Super-Bowl producers, expecting to avoid controversy by landing family-friendly ex-Beatle Sir Paul McCartney as the halftime act, have found themselves again embroiled in a post-Super-Bowl controversy on television decency.
“Things were going great at first, but then—in the middle of one song—Paul said ‘Hell,'” said one irate viewer. “I couldn’t believe my ears!”
The offending word was heard during McCartney’s next-to-last song, “Live and Let Die,” which was the theme song of the 1973 James Bond 007 film by the same name. The verse in question reads: “What does it matter to you / when you’ve got a job to, you got to do it well / You gotta give the other fella hell!”
A Federal Communications Commission (FCC) spokesperson said that the agency, which is charged with enforcing broadcast decency regulations in the United States, has already received hundreds of complaints about the inappropriate language used during the halftime show and will investigate. The American Civil Liberties Union (ACLU) is also considering a lawsuit against Fox and its affiliates for airing religious concepts of the afterlife without giving equal time to people with other beliefs.
Many parents are becoming frustrated with television programming that raises uncomfortable questions from their children. “Last year I had to explain to my youngest son that women have breasts—years before he would have figured that out on his own,” said Kathy Langham, a mother of two, “and now I have to get into a big existential discussion about heaven and hell. I don’t have time for this, there’s a game on!”
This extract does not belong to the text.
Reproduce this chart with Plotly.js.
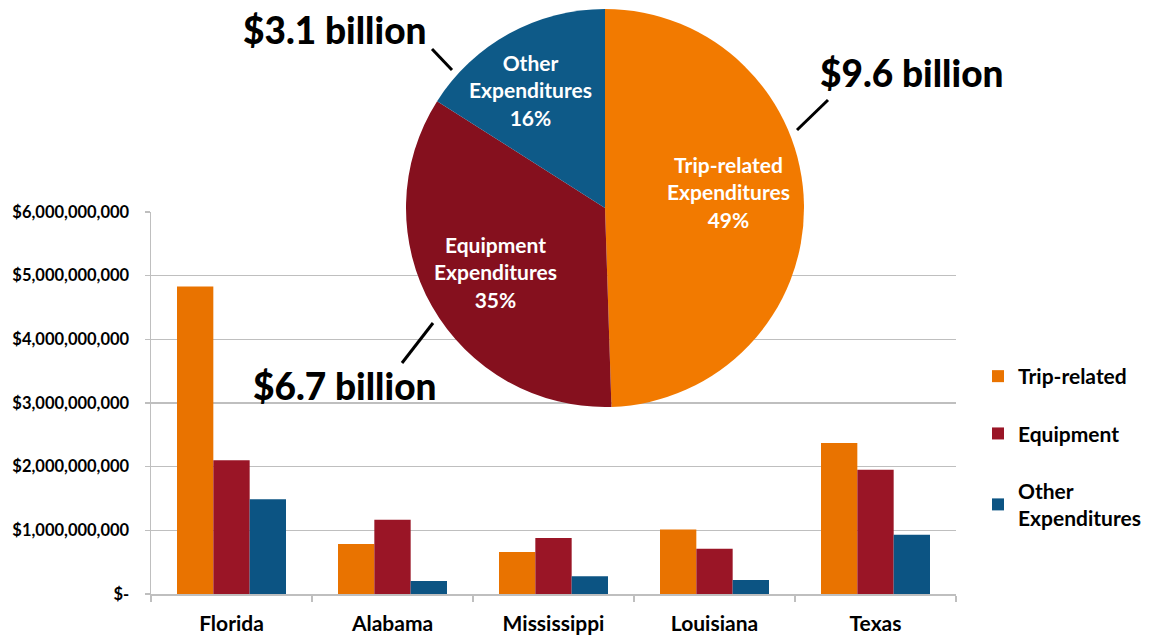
<!DOCTYPE html>
<html>
<head>
<meta charset="utf-8">
<script src="https://cdn.plot.ly/plotly-3.0.1.min.js"></script>
<style>html,body{margin:0;padding:0;background:#fff;}#chart{width:1149px;height:638px;}</style>
</head>
<body>
<div id="chart"></div>
<script>
const states = ["Florida", "Alabama", "Mississippi", "Louisiana", "Texas"];
const tripRelated = [4.83e9, 0.785e9, 0.66e9, 1.015e9, 2.37e9];
const equipment = [2.10e9, 1.165e9, 0.88e9, 0.71e9, 1.95e9];
const otherExp = [1.49e9, 0.205e9, 0.28e9, 0.22e9, 0.93e9];
const seriesNames = ["Trip-related", "Equipment", "Other<br>Expenditures"];

const yTickVals = [0, 1e9, 2e9, 3e9, 4e9, 5e9, 6e9];
const yTickText = ["$-", "$1,000,000,000", "$2,000,000,000", "$3,000,000,000", "$4,000,000,000", "$5,000,000,000", "$6,000,000,000"];

const pieLabels = ["Trip-related<br>Expenditures", "Equipment<br>Expenditures", "Other<br>Expenditures"];
const pieValues = [9.6, 6.7, 3.1];
const pieBillions = ["$9.6 billion", "$6.7 billion", "$3.1 billion"];

const barColors = ["#E97300", "#9A1526", "#0C5483"];
const pieColors = ["#F27A00", "#85101E", "#0E5A88"];
const FONT = "Lato, 'Open Sans', sans-serif";

const W = 1149, H = 638, ML = 151, MR = 193, MT = 0, MB = 44;
const pw = W - ML - MR, ph = H - MT - MB;
const px = v => (v - ML) / pw;
const py = v => (H - MB - v) / ph;

const barSeries = [tripRelated, equipment, otherExp];
const traces = barSeries.map((vals, i) => ({
  type: "bar",
  x: states,
  y: vals,
  name: seriesNames[i],
  legendgroup: "g" + i,
  marker: {color: barColors[i]},
  xaxis: "x", yaxis: "y",
  hoverinfo: "skip"
}));

traces.push({
  type: "pie",
  labels: pieLabels,
  values: pieValues,
  sort: false,
  direction: "clockwise",
  rotation: 0,
  showlegend: false,
  marker: {colors: pieColors, line: {width: 0}},
  textinfo: "none",
  domain: {x: [px(406), px(804)], y: [py(407), py(9)]},
  hoverinfo: "skip"
});

// slice labels (text from the pie arrays, placed inside each slice)
const pieTotal = pieValues.reduce((a, b) => a + b, 0);
const pieLabelPos = [[728, 192], [495, 272], [530, 90]];
const sliceAnnotations = pieLabels.map((lab, i) => ({
  xref: "paper", yref: "paper", x: px(pieLabelPos[i][0]), y: py(pieLabelPos[i][1]),
  xanchor: "center", yanchor: "middle", showarrow: false,
  text: lab + "<br>" + Math.round(pieValues[i] / pieTotal * 100) + "%",
  font: {family: FONT, size: 21, color: "#fff", weight: "bold"}
}));

// Big callout labels
const calloutPos = [[911, 72], [344, 385], [334, 30]];
const calloutAnnotations = pieBillions.map((t, i) => ({
  xref: "paper", yref: "paper", x: px(calloutPos[i][0]), y: py(calloutPos[i][1]),
  xanchor: "center", yanchor: "middle", showarrow: false,
  text: t, font: {family: FONT, size: 37, color: "#000", weight: 900}
}));

const leaders = [
  [828, 100, 797, 130],
  [433, 323, 402, 363],
  [432, 49, 452, 70]
];
const shapes = leaders.map(l => ({
  type: "line", xref: "paper", yref: "paper",
  x0: px(l[0]), y0: py(l[1]), x1: px(l[2]), y1: py(l[3]),
  line: {color: "#000", width: 3}
}));

const layout = {
  width: W, height: H,
  margin: {l: ML, r: MR, t: MT, b: MB},
  paper_bgcolor: "#fff", plot_bgcolor: "#fff",
  barmode: "group", bargap: 0.323, bargroupgap: 0,
  font: {family: FONT, color: "#000"},
  xaxis: {
    type: "category",
    showline: true, linecolor: "#BFBFBF", linewidth: 1.5,
    ticks: "outside", tickson: "boundaries", ticklen: 6, tickcolor: "#BFBFBF", tickwidth: 1.5,
    tickfont: {family: FONT, size: 21, color: "#000", weight: "bold"},
    ticklabelstandoff: 10,
    showgrid: false, fixedrange: true
  },
  yaxis: {
    domain: [0, 382 / 594],
    range: [0, 6e9],
    tickvals: yTickVals, ticktext: yTickText,
    showline: true, linecolor: "#BFBFBF", linewidth: 1.5,
    ticks: "outside", ticklen: 5, tickcolor: "#BFBFBF", tickwidth: 1.5,
    showgrid: true, gridcolor: "#BFBFBF", gridwidth: 1.5,
    zeroline: false,
    tickfont: {family: FONT, size: 16.5, color: "#000", weight: "bold"},
    ticklabelstandoff: 12,
    fixedrange: true
  },
  legend: {
    x: px(978), y: py(356), xanchor: "left", yanchor: "top",
    traceorder: "grouped", tracegroupgap: 27,
    font: {family: FONT, size: 21, color: "#000", weight: "bold"},
    itemwidth: 30
  },
  annotations: sliceAnnotations.concat(calloutAnnotations),
  shapes: shapes
};

Plotly.newPlot("chart", traces, layout, {displayModeBar: false, staticPlot: true});
</script>
</body>
</html>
It is unclear what effect McCartney’s verbal hint at the existance of heaven and hell will have on impressionable American children who largely lack any moral or spiritual guidance.
During last year’s Super-Bowl halftime show, Janet Jackson’s now-infamous ‘wardrobe malfunction’ exposed her right breast to a nationwide television audience. Many children in the United States—where the human body is considered shameful and breast-feeding of infants is increasingly rare—were bewildered and confused by the unplanned exposure.